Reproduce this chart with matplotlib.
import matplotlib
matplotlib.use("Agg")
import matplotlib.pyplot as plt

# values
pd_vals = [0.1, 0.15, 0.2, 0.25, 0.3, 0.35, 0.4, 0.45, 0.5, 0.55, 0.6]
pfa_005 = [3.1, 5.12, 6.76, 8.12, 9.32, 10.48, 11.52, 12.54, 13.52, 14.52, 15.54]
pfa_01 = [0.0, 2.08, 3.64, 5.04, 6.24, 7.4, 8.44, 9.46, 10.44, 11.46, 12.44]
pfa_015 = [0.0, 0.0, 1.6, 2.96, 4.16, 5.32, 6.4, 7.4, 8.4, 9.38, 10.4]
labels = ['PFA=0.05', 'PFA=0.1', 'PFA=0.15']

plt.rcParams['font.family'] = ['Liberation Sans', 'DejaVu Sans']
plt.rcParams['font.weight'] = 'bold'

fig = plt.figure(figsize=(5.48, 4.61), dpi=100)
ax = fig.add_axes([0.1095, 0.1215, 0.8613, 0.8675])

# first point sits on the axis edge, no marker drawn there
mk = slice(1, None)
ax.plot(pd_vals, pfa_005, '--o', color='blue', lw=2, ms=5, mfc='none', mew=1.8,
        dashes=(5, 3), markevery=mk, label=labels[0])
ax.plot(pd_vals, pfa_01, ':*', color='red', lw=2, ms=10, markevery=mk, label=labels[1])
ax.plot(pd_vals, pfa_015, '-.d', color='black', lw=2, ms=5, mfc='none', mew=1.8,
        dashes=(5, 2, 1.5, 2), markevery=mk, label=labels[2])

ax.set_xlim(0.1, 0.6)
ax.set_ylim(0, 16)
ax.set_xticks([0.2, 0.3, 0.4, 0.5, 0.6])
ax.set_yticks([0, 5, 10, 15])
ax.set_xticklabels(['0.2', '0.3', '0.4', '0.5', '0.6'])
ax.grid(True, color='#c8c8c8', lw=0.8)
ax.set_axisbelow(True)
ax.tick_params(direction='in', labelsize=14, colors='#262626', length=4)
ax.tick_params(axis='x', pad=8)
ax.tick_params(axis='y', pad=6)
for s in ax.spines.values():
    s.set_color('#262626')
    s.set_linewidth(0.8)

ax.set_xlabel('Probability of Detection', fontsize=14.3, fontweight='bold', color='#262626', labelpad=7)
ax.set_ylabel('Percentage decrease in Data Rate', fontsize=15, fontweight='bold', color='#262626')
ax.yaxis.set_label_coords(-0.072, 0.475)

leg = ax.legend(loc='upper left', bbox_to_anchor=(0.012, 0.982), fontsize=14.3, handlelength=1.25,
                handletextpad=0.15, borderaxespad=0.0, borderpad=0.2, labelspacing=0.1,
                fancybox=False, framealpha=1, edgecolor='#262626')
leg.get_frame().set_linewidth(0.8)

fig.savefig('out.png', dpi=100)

-=-=-

▶ Goal
Take the material above and return all of it exactly.

▶ Written answer
Reproduce this chart with matplotlib.
import matplotlib
matplotlib.use("Agg")
import matplotlib.pyplot as plt

# values
pd_vals = [0.1, 0.15, 0.2, 0.25, 0.3, 0.35, 0.4, 0.45, 0.5, 0.55, 0.6]
pfa_005 = [3.1, 5.12, 6.76, 8.12, 9.32, 10.48, 11.52, 12.54, 13.52, 14.52, 15.54]
pfa_01 = [0.0, 2.08, 3.64, 5.04, 6.24, 7.4, 8.44, 9.46, 10.44, 11.46, 12.44]
pfa_015 = [0.0, 0.0, 1.6, 2.96, 4.16, 5.32, 6.4, 7.4, 8.4, 9.38, 10.4]
labels = ['PFA=0.05', 'PFA=0.1', 'PFA=0.15']

plt.rcParams['font.family'] = ['Liberation Sans', 'DejaVu Sans']
plt.rcParams['font.weight'] = 'bold'

fig = plt.figure(figsize=(5.48, 4.61), dpi=100)
ax = fig.add_axes([0.1095, 0.1215, 0.8613, 0.8675])

# first point sits on the axis edge, no marker drawn there
mk = slice(1, None)
ax.plot(pd_vals, pfa_005, '--o', color='blue', lw=2, ms=5, mfc='none', mew=1.8,
        dashes=(5, 3), markevery=mk, label=labels[0])
ax.plot(pd_vals, pfa_01, ':*', color='red', lw=2, ms=10, markevery=mk, label=labels[1])
ax.plot(pd_vals, pfa_015, '-.d', color='black', lw=2, ms=5, mfc='none', mew=1.8,
        dashes=(5, 2, 1.5, 2), markevery=mk, label=labels[2])

ax.set_xlim(0.1, 0.6)
ax.set_ylim(0, 16)
ax.set_xticks([0.2, 0.3, 0.4, 0.5, 0.6])
ax.set_yticks([0, 5, 10, 15])
ax.set_xticklabels(['0.2', '0.3', '0.4', '0.5', '0.6'])
ax.grid(True, color='#c8c8c8', lw=0.8)
ax.set_axisbelow(True)
ax.tick_params(direction='in', labelsize=14, colors='#262626', length=4)
ax.tick_params(axis='x', pad=8)
ax.tick_params(axis='y', pad=6)
for s in ax.spines.values():
    s.set_color('#262626')
    s.set_linewidth(0.8)

ax.set_xlabel('Probability of Detection', fontsize=14.3, fontweight='bold', color='#262626', labelpad=7)
ax.set_ylabel('Percentage decrease in Data Rate', fontsize=15, fontweight='bold', color='#262626')
ax.yaxis.set_label_coords(-0.072, 0.475)

leg = ax.legend(loc='upper left', bbox_to_anchor=(0.012, 0.982), fontsize=14.3, handlelength=1.25,
                handletextpad=0.15, borderaxespad=0.0, borderpad=0.2, labelspacing=0.1,
                fancybox=False, framealpha=1, edgecolor='#262626')
leg.get_frame().set_linewidth(0.8)

fig.savefig('out.png', dpi=100)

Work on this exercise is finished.